Over his years with Celebrity, he worked on many ships, including Horizon and Century among others. His most recent ship was the Reflection, which he captained during the COVID pandemic. That was not an easy time for the cruise line. He was with Reflection for three years and during the pandemic spent part of the time with the ship sitting in the Bahamas, with a crew of less than 100. Just enough to keep the ship ready to sail again when he could welcome passengers back. I told him I was on the APEX last year on a transatlantic cruise out of Barcelona with only had 1250 passengers and a crew of about 1,000. He told me on this cruise there were 2340 passengers and a crew of close to 1200. The APEX can accommodate up to 3,400 passengers with a crew of 1,250. The captain agreed staffing back up has been difficult and complimented the Celebrity HR department who he said has been working overtime recruiting crew. 
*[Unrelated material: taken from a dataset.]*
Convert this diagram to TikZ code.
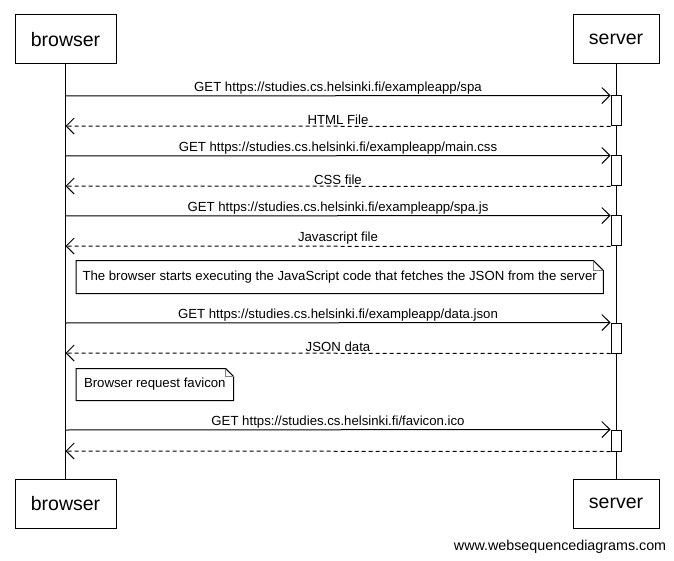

I asked him about protections for the crew during the pandemic and continuing today. He said Celebrity has been really good about that and all crew on the APEX have been vaccinated and boosted against Covid and during this transatlantic cruise they were all getting flu shots. On this trip the crew was required to wear masks for their safety. During the sea days they were allowed to take them off when outdoors, so we could see their smiles.

I then asked him what he wants to do next after he stops being a Captain. He told me he loves being a Captain and really can’t see another career. He did tell me once he retires, years from now, maybe when his daughter is in college, he wants to get an RV, and drive across Europe with his wife, seeing all the sites at a slow and leisurely pace. Then would like to do the same going across the United States stopping at all the national parks. Sounds like a great retirement.  I asked if he often leaves the ship in the ports where it stops. He says he does if his wife and daughter are on board visiting, and anticipates them joining him for the upcoming holidays. When they aren’t with him, he gets off if he can get to a beach, or a place to swim and dive, which he loves.

I then mentioned there was a party that afternoon my friends and travel agents, Scott and Dustin, with My Lux Cruise, were hosting in the Iconic suite. He said he would enjoy coming to that. I thanked him for taking the time to chat, said I hope to see him at the party, and left the bridge.

I didn’t say anything to Scott or Dustin about inviting him. Not only did he come but brought the Hotel Director, Christophe, with him. They were incredibly open and gracious, taking selfies. Christophe told us he would be on the BEYOND when we do our next transatlantic cruise in October 2023.